TASK TO CARRY OUT.
Each line below should be retyped exactly, with no pictures.

* BEGIN *

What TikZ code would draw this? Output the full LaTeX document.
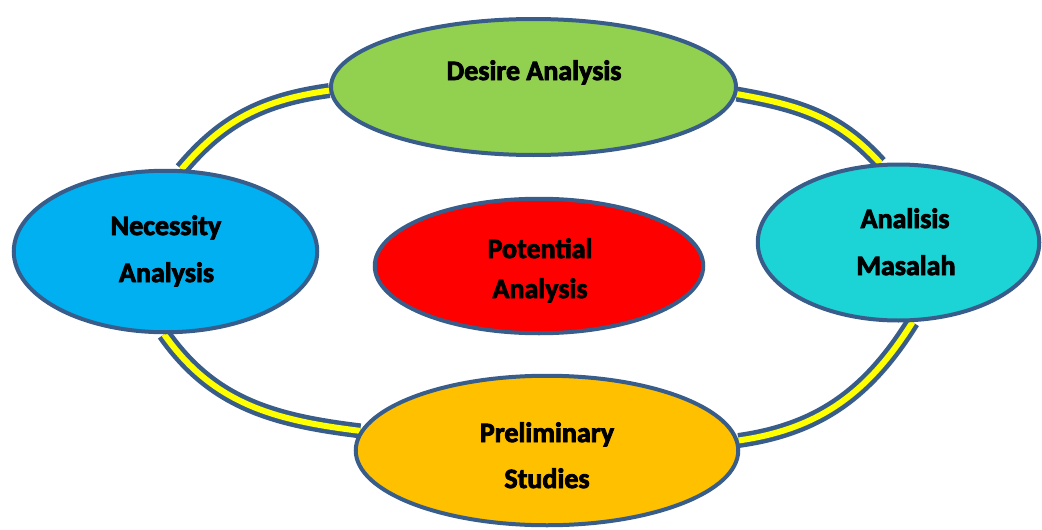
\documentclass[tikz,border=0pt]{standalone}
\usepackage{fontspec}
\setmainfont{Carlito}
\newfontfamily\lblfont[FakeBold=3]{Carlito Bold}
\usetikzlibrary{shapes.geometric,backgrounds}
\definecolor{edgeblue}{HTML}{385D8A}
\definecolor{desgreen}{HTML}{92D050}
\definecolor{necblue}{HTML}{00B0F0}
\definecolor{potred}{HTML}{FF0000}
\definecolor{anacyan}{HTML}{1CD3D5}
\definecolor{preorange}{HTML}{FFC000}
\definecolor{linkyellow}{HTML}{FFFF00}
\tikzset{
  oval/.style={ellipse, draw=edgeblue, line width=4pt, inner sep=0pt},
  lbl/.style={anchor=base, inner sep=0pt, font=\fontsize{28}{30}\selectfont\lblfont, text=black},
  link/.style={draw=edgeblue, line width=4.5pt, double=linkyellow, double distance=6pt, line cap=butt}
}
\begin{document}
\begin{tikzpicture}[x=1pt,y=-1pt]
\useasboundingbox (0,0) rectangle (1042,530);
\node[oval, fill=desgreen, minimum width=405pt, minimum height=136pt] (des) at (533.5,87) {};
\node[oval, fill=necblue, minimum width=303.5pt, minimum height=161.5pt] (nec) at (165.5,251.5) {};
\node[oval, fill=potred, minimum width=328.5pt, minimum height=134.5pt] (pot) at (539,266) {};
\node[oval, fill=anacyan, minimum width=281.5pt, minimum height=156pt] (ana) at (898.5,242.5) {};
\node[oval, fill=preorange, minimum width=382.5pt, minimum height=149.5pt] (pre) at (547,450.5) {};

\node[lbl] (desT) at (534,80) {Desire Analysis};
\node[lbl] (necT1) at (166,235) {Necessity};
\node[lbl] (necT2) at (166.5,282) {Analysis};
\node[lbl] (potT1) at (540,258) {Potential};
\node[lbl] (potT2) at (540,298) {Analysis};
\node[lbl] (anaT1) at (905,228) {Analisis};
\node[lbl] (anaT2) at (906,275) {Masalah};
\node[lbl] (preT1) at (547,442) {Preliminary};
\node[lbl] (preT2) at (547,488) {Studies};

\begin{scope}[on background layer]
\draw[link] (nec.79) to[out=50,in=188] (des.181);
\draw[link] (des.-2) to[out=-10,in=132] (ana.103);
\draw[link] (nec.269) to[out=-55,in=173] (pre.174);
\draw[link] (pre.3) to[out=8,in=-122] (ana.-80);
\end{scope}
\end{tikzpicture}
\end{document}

* END *

EXERCISE OUTPUT.
What TikZ code would draw this? Output the full LaTeX document.
\documentclass[tikz,border=0pt]{standalone}
\usepackage{fontspec}
\setmainfont{Carlito}
\newfontfamily\lblfont[FakeBold=3]{Carlito Bold}
\usetikzlibrary{shapes.geometric,backgrounds}
\definecolor{edgeblue}{HTML}{385D8A}
\definecolor{desgreen}{HTML}{92D050}
\definecolor{necblue}{HTML}{00B0F0}
\definecolor{potred}{HTML}{FF0000}
\definecolor{anacyan}{HTML}{1CD3D5}
\definecolor{preorange}{HTML}{FFC000}
\definecolor{linkyellow}{HTML}{FFFF00}
\tikzset{
  oval/.style={ellipse, draw=edgeblue, line width=4pt, inner sep=0pt},
  lbl/.style={anchor=base, inner sep=0pt, font=\fontsize{28}{30}\selectfont\lblfont, text=black},
  link/.style={draw=edgeblue, line width=4.5pt, double=linkyellow, double distance=6pt, line cap=butt}
}
\begin{document}
\begin{tikzpicture}[x=1pt,y=-1pt]
\useasboundingbox (0,0) rectangle (1042,530);
\node[oval, fill=desgreen, minimum width=405pt, minimum height=136pt] (des) at (533.5,87) {};
\node[oval, fill=necblue, minimum width=303.5pt, minimum height=161.5pt] (nec) at (165.5,251.5) {};
\node[oval, fill=potred, minimum width=328.5pt, minimum height=134.5pt] (pot) at (539,266) {};
\node[oval, fill=anacyan, minimum width=281.5pt, minimum height=156pt] (ana) at (898.5,242.5) {};
\node[oval, fill=preorange, minimum width=382.5pt, minimum height=149.5pt] (pre) at (547,450.5) {};

\node[lbl] (desT) at (534,80) {Desire Analysis};
\node[lbl] (necT1) at (166,235) {Necessity};
\node[lbl] (necT2) at (166.5,282) {Analysis};
\node[lbl] (potT1) at (540,258) {Potential};
\node[lbl] (potT2) at (540,298) {Analysis};
\node[lbl] (anaT1) at (905,228) {Analisis};
\node[lbl] (anaT2) at (906,275) {Masalah};
\node[lbl] (preT1) at (547,442) {Preliminary};
\node[lbl] (preT2) at (547,488) {Studies};

\begin{scope}[on background layer]
\draw[link] (nec.79) to[out=50,in=188] (des.181);
\draw[link] (des.-2) to[out=-10,in=132] (ana.103);
\draw[link] (nec.269) to[out=-55,in=173] (pre.174);
\draw[link] (pre.3) to[out=8,in=-122] (ana.-80);
\end{scope}
\end{tikzpicture}
\end{document}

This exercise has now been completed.